Your task is to output the data exactly as it stands.

(Records from a data source)
# # #

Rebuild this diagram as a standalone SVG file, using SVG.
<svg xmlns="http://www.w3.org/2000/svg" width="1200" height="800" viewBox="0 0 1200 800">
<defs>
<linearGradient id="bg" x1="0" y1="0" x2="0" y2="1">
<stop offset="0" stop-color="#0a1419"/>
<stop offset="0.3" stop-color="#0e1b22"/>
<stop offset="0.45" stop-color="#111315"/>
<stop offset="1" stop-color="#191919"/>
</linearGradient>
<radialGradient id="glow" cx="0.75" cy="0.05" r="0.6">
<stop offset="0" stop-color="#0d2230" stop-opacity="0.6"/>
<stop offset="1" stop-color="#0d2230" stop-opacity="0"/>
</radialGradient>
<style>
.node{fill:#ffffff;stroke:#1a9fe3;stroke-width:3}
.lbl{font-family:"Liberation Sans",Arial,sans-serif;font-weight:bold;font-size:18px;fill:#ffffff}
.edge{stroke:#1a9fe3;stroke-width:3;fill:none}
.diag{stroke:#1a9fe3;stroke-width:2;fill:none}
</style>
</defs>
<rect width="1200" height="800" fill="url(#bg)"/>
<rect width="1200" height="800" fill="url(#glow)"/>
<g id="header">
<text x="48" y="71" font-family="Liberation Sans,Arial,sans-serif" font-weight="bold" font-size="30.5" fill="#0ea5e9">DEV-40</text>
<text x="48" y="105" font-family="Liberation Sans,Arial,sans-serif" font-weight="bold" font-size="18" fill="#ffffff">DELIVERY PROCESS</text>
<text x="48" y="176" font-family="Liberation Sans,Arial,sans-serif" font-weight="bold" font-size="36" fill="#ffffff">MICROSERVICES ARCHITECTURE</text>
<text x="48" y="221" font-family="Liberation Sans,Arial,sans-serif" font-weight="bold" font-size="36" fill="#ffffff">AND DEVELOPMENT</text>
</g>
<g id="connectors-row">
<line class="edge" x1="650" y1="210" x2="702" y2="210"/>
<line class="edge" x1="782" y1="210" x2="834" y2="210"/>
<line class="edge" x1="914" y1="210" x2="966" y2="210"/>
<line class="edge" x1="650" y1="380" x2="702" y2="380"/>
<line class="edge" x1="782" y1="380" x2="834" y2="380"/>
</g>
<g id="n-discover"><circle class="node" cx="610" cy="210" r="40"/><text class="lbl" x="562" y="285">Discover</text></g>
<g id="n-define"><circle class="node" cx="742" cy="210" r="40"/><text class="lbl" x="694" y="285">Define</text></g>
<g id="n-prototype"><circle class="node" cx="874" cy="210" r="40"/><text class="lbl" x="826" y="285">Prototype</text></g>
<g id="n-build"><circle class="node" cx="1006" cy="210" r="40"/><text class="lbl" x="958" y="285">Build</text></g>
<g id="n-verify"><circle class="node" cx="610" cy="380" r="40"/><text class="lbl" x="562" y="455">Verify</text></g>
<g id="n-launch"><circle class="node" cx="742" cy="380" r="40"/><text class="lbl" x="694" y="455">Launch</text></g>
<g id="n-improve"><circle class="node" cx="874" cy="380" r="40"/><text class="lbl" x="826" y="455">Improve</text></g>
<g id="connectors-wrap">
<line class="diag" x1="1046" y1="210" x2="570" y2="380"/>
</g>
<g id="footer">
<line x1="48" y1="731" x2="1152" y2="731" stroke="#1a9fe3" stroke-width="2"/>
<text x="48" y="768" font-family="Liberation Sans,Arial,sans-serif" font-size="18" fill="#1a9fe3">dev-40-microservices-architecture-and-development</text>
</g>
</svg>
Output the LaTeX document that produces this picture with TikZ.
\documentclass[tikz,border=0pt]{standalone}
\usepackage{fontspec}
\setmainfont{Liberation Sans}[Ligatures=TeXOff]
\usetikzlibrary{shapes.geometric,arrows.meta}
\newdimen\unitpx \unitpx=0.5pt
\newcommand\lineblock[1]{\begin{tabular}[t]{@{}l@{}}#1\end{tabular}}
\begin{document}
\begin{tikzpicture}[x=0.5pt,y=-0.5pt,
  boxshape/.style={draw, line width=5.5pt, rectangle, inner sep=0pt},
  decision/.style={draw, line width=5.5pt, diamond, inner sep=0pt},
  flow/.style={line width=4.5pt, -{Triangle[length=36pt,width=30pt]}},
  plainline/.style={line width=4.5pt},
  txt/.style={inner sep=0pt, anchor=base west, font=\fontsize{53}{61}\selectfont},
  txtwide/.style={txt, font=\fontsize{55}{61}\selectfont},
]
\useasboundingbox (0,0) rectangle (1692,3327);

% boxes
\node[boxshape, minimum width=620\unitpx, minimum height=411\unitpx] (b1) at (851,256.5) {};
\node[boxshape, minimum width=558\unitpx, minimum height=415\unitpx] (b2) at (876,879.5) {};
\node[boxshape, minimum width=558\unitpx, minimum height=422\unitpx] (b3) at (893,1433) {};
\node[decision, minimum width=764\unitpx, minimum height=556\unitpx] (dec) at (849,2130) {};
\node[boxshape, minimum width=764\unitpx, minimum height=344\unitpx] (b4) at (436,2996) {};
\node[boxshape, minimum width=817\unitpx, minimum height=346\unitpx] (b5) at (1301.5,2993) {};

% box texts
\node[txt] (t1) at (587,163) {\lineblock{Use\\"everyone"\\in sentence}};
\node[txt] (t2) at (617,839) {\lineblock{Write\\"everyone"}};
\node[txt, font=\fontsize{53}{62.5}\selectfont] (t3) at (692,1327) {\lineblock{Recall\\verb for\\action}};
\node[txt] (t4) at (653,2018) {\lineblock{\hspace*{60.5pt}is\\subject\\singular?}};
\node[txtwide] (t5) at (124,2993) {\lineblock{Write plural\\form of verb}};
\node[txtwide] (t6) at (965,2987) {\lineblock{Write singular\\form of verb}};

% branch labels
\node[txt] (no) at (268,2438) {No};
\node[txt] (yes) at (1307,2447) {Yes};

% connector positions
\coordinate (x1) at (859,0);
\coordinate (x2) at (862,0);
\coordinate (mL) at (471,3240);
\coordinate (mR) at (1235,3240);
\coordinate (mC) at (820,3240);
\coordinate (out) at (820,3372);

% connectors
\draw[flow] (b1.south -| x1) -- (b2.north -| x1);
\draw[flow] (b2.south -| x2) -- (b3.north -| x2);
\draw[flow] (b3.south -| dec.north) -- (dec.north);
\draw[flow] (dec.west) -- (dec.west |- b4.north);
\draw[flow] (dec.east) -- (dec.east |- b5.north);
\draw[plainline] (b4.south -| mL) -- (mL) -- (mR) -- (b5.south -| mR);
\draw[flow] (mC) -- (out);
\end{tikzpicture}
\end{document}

# # #

_Response_
Rebuild this diagram as a standalone SVG file, using SVG.
<svg xmlns="http://www.w3.org/2000/svg" width="1200" height="800" viewBox="0 0 1200 800">
<defs>
<linearGradient id="bg" x1="0" y1="0" x2="0" y2="1">
<stop offset="0" stop-color="#0a1419"/>
<stop offset="0.3" stop-color="#0e1b22"/>
<stop offset="0.45" stop-color="#111315"/>
<stop offset="1" stop-color="#191919"/>
</linearGradient>
<radialGradient id="glow" cx="0.75" cy="0.05" r="0.6">
<stop offset="0" stop-color="#0d2230" stop-opacity="0.6"/>
<stop offset="1" stop-color="#0d2230" stop-opacity="0"/>
</radialGradient>
<style>
.node{fill:#ffffff;stroke:#1a9fe3;stroke-width:3}
.lbl{font-family:"Liberation Sans",Arial,sans-serif;font-weight:bold;font-size:18px;fill:#ffffff}
.edge{stroke:#1a9fe3;stroke-width:3;fill:none}
.diag{stroke:#1a9fe3;stroke-width:2;fill:none}
</style>
</defs>
<rect width="1200" height="800" fill="url(#bg)"/>
<rect width="1200" height="800" fill="url(#glow)"/>
<g id="header">
<text x="48" y="71" font-family="Liberation Sans,Arial,sans-serif" font-weight="bold" font-size="30.5" fill="#0ea5e9">DEV-40</text>
<text x="48" y="105" font-family="Liberation Sans,Arial,sans-serif" font-weight="bold" font-size="18" fill="#ffffff">DELIVERY PROCESS</text>
<text x="48" y="176" font-family="Liberation Sans,Arial,sans-serif" font-weight="bold" font-size="36" fill="#ffffff">MICROSERVICES ARCHITECTURE</text>
<text x="48" y="221" font-family="Liberation Sans,Arial,sans-serif" font-weight="bold" font-size="36" fill="#ffffff">AND DEVELOPMENT</text>
</g>
<g id="connectors-row">
<line class="edge" x1="650" y1="210" x2="702" y2="210"/>
<line class="edge" x1="782" y1="210" x2="834" y2="210"/>
<line class="edge" x1="914" y1="210" x2="966" y2="210"/>
<line class="edge" x1="650" y1="380" x2="702" y2="380"/>
<line class="edge" x1="782" y1="380" x2="834" y2="380"/>
</g>
<g id="n-discover"><circle class="node" cx="610" cy="210" r="40"/><text class="lbl" x="562" y="285">Discover</text></g>
<g id="n-define"><circle class="node" cx="742" cy="210" r="40"/><text class="lbl" x="694" y="285">Define</text></g>
<g id="n-prototype"><circle class="node" cx="874" cy="210" r="40"/><text class="lbl" x="826" y="285">Prototype</text></g>
<g id="n-build"><circle class="node" cx="1006" cy="210" r="40"/><text class="lbl" x="958" y="285">Build</text></g>
<g id="n-verify"><circle class="node" cx="610" cy="380" r="40"/><text class="lbl" x="562" y="455">Verify</text></g>
<g id="n-launch"><circle class="node" cx="742" cy="380" r="40"/><text class="lbl" x="694" y="455">Launch</text></g>
<g id="n-improve"><circle class="node" cx="874" cy="380" r="40"/><text class="lbl" x="826" y="455">Improve</text></g>
<g id="connectors-wrap">
<line class="diag" x1="1046" y1="210" x2="570" y2="380"/>
</g>
<g id="footer">
<line x1="48" y1="731" x2="1152" y2="731" stroke="#1a9fe3" stroke-width="2"/>
<text x="48" y="768" font-family="Liberation Sans,Arial,sans-serif" font-size="18" fill="#1a9fe3">dev-40-microservices-architecture-and-development</text>
</g>
</svg>
Output the LaTeX document that produces this picture with TikZ.
\documentclass[tikz,border=0pt]{standalone}
\usepackage{fontspec}
\setmainfont{Liberation Sans}[Ligatures=TeXOff]
\usetikzlibrary{shapes.geometric,arrows.meta}
\newdimen\unitpx \unitpx=0.5pt
\newcommand\lineblock[1]{\begin{tabular}[t]{@{}l@{}}#1\end{tabular}}
\begin{document}
\begin{tikzpicture}[x=0.5pt,y=-0.5pt,
  boxshape/.style={draw, line width=5.5pt, rectangle, inner sep=0pt},
  decision/.style={draw, line width=5.5pt, diamond, inner sep=0pt},
  flow/.style={line width=4.5pt, -{Triangle[length=36pt,width=30pt]}},
  plainline/.style={line width=4.5pt},
  txt/.style={inner sep=0pt, anchor=base west, font=\fontsize{53}{61}\selectfont},
  txtwide/.style={txt, font=\fontsize{55}{61}\selectfont},
]
\useasboundingbox (0,0) rectangle (1692,3327);

% boxes
\node[boxshape, minimum width=620\unitpx, minimum height=411\unitpx] (b1) at (851,256.5) {};
\node[boxshape, minimum width=558\unitpx, minimum height=415\unitpx] (b2) at (876,879.5) {};
\node[boxshape, minimum width=558\unitpx, minimum height=422\unitpx] (b3) at (893,1433) {};
\node[decision, minimum width=764\unitpx, minimum height=556\unitpx] (dec) at (849,2130) {};
\node[boxshape, minimum width=764\unitpx, minimum height=344\unitpx] (b4) at (436,2996) {};
\node[boxshape, minimum width=817\unitpx, minimum height=346\unitpx] (b5) at (1301.5,2993) {};

% box texts
\node[txt] (t1) at (587,163) {\lineblock{Use\\"everyone"\\in sentence}};
\node[txt] (t2) at (617,839) {\lineblock{Write\\"everyone"}};
\node[txt, font=\fontsize{53}{62.5}\selectfont] (t3) at (692,1327) {\lineblock{Recall\\verb for\\action}};
\node[txt] (t4) at (653,2018) {\lineblock{\hspace*{60.5pt}is\\subject\\singular?}};
\node[txtwide] (t5) at (124,2993) {\lineblock{Write plural\\form of verb}};
\node[txtwide] (t6) at (965,2987) {\lineblock{Write singular\\form of verb}};

% branch labels
\node[txt] (no) at (268,2438) {No};
\node[txt] (yes) at (1307,2447) {Yes};

% connector positions
\coordinate (x1) at (859,0);
\coordinate (x2) at (862,0);
\coordinate (mL) at (471,3240);
\coordinate (mR) at (1235,3240);
\coordinate (mC) at (820,3240);
\coordinate (out) at (820,3372);

% connectors
\draw[flow] (b1.south -| x1) -- (b2.north -| x1);
\draw[flow] (b2.south -| x2) -- (b3.north -| x2);
\draw[flow] (b3.south -| dec.north) -- (dec.north);
\draw[flow] (dec.west) -- (dec.west |- b4.north);
\draw[flow] (dec.east) -- (dec.east |- b5.north);
\draw[plainline] (b4.south -| mL) -- (mL) -- (mR) -- (b5.south -| mR);
\draw[flow] (mC) -- (out);
\end{tikzpicture}
\end{document}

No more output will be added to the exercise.